Work instructions: Your task is to copy the listing exactly, with the pictures left out.
-- Begin Provided data --
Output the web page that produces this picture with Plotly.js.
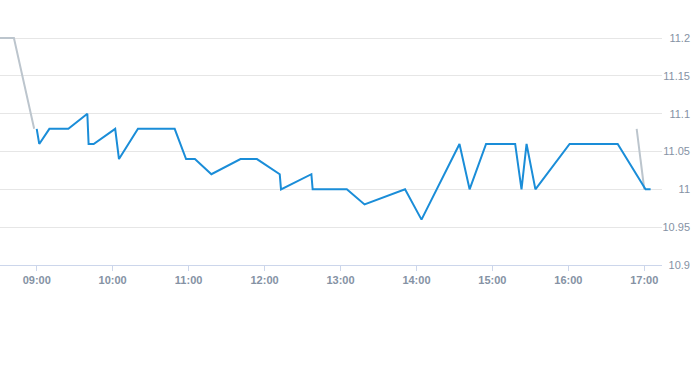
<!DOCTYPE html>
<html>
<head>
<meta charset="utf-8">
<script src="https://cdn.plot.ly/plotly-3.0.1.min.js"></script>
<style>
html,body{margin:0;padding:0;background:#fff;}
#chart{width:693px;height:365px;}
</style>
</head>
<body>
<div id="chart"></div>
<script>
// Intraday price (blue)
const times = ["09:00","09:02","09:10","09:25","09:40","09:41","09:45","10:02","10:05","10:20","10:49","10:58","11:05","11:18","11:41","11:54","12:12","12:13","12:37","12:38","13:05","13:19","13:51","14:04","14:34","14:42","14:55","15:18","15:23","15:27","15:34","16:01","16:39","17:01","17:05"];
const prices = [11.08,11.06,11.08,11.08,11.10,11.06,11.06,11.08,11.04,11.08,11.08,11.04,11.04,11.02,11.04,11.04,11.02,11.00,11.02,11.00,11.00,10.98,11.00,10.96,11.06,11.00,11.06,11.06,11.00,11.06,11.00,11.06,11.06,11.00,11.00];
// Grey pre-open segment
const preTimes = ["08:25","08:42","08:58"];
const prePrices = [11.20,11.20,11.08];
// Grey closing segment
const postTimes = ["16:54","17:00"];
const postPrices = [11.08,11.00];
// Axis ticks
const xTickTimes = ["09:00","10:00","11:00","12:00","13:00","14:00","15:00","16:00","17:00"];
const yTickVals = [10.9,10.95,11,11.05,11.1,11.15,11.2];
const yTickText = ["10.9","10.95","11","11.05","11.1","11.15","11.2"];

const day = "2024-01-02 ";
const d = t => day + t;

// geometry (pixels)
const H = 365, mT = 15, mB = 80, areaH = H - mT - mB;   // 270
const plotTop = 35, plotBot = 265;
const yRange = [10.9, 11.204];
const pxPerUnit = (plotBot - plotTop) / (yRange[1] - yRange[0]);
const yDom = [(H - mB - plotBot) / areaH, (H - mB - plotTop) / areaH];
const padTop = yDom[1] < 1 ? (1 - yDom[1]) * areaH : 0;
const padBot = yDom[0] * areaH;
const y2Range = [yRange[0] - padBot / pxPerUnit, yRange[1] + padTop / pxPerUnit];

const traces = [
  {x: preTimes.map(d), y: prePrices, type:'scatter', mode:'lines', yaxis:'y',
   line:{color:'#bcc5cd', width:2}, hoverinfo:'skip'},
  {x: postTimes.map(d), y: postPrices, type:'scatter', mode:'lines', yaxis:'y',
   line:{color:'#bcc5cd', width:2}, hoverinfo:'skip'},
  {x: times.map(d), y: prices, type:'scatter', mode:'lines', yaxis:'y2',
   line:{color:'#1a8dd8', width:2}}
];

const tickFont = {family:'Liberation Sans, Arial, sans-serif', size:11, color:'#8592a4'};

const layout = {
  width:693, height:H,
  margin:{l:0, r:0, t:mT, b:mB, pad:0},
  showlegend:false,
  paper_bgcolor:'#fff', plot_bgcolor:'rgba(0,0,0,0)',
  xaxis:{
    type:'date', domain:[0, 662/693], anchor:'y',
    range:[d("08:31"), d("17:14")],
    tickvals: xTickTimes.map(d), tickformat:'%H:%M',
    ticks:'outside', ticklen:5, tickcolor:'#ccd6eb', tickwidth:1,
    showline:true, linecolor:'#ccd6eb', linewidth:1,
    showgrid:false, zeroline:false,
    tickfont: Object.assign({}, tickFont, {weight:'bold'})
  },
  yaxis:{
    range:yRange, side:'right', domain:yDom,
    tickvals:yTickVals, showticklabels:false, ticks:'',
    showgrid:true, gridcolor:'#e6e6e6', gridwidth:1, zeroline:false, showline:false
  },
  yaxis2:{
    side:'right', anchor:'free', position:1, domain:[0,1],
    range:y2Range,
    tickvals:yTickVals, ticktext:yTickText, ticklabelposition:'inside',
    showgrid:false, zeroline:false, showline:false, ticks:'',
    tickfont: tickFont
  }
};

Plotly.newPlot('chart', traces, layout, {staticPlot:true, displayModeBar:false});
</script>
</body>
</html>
-- End Provided data --
The output:
Output the web page that produces this picture with Plotly.js.
<!DOCTYPE html>
<html>
<head>
<meta charset="utf-8">
<script src="https://cdn.plot.ly/plotly-3.0.1.min.js"></script>
<style>
html,body{margin:0;padding:0;background:#fff;}
#chart{width:693px;height:365px;}
</style>
</head>
<body>
<div id="chart"></div>
<script>
// Intraday price (blue)
const times = ["09:00","09:02","09:10","09:25","09:40","09:41","09:45","10:02","10:05","10:20","10:49","10:58","11:05","11:18","11:41","11:54","12:12","12:13","12:37","12:38","13:05","13:19","13:51","14:04","14:34","14:42","14:55","15:18","15:23","15:27","15:34","16:01","16:39","17:01","17:05"];
const prices = [11.08,11.06,11.08,11.08,11.10,11.06,11.06,11.08,11.04,11.08,11.08,11.04,11.04,11.02,11.04,11.04,11.02,11.00,11.02,11.00,11.00,10.98,11.00,10.96,11.06,11.00,11.06,11.06,11.00,11.06,11.00,11.06,11.06,11.00,11.00];
// Grey pre-open segment
const preTimes = ["08:25","08:42","08:58"];
const prePrices = [11.20,11.20,11.08];
// Grey closing segment
const postTimes = ["16:54","17:00"];
const postPrices = [11.08,11.00];
// Axis ticks
const xTickTimes = ["09:00","10:00","11:00","12:00","13:00","14:00","15:00","16:00","17:00"];
const yTickVals = [10.9,10.95,11,11.05,11.1,11.15,11.2];
const yTickText = ["10.9","10.95","11","11.05","11.1","11.15","11.2"];

const day = "2024-01-02 ";
const d = t => day + t;

// geometry (pixels)
const H = 365, mT = 15, mB = 80, areaH = H - mT - mB;   // 270
const plotTop = 35, plotBot = 265;
const yRange = [10.9, 11.204];
const pxPerUnit = (plotBot - plotTop) / (yRange[1] - yRange[0]);
const yDom = [(H - mB - plotBot) / areaH, (H - mB - plotTop) / areaH];
const padTop = yDom[1] < 1 ? (1 - yDom[1]) * areaH : 0;
const padBot = yDom[0] * areaH;
const y2Range = [yRange[0] - padBot / pxPerUnit, yRange[1] + padTop / pxPerUnit];

const traces = [
  {x: preTimes.map(d), y: prePrices, type:'scatter', mode:'lines', yaxis:'y',
   line:{color:'#bcc5cd', width:2}, hoverinfo:'skip'},
  {x: postTimes.map(d), y: postPrices, type:'scatter', mode:'lines', yaxis:'y',
   line:{color:'#bcc5cd', width:2}, hoverinfo:'skip'},
  {x: times.map(d), y: prices, type:'scatter', mode:'lines', yaxis:'y2',
   line:{color:'#1a8dd8', width:2}}
];

const tickFont = {family:'Liberation Sans, Arial, sans-serif', size:11, color:'#8592a4'};

const layout = {
  width:693, height:H,
  margin:{l:0, r:0, t:mT, b:mB, pad:0},
  showlegend:false,
  paper_bgcolor:'#fff', plot_bgcolor:'rgba(0,0,0,0)',
  xaxis:{
    type:'date', domain:[0, 662/693], anchor:'y',
    range:[d("08:31"), d("17:14")],
    tickvals: xTickTimes.map(d), tickformat:'%H:%M',
    ticks:'outside', ticklen:5, tickcolor:'#ccd6eb', tickwidth:1,
    showline:true, linecolor:'#ccd6eb', linewidth:1,
    showgrid:false, zeroline:false,
    tickfont: Object.assign({}, tickFont, {weight:'bold'})
  },
  yaxis:{
    range:yRange, side:'right', domain:yDom,
    tickvals:yTickVals, showticklabels:false, ticks:'',
    showgrid:true, gridcolor:'#e6e6e6', gridwidth:1, zeroline:false, showline:false
  },
  yaxis2:{
    side:'right', anchor:'free', position:1, domain:[0,1],
    range:y2Range,
    tickvals:yTickVals, ticktext:yTickText, ticklabelposition:'inside',
    showgrid:false, zeroline:false, showline:false, ticks:'',
    tickfont: tickFont
  }
};

Plotly.newPlot('chart', traces, layout, {staticPlot:true, displayModeBar:false});
</script>
</body>
</html>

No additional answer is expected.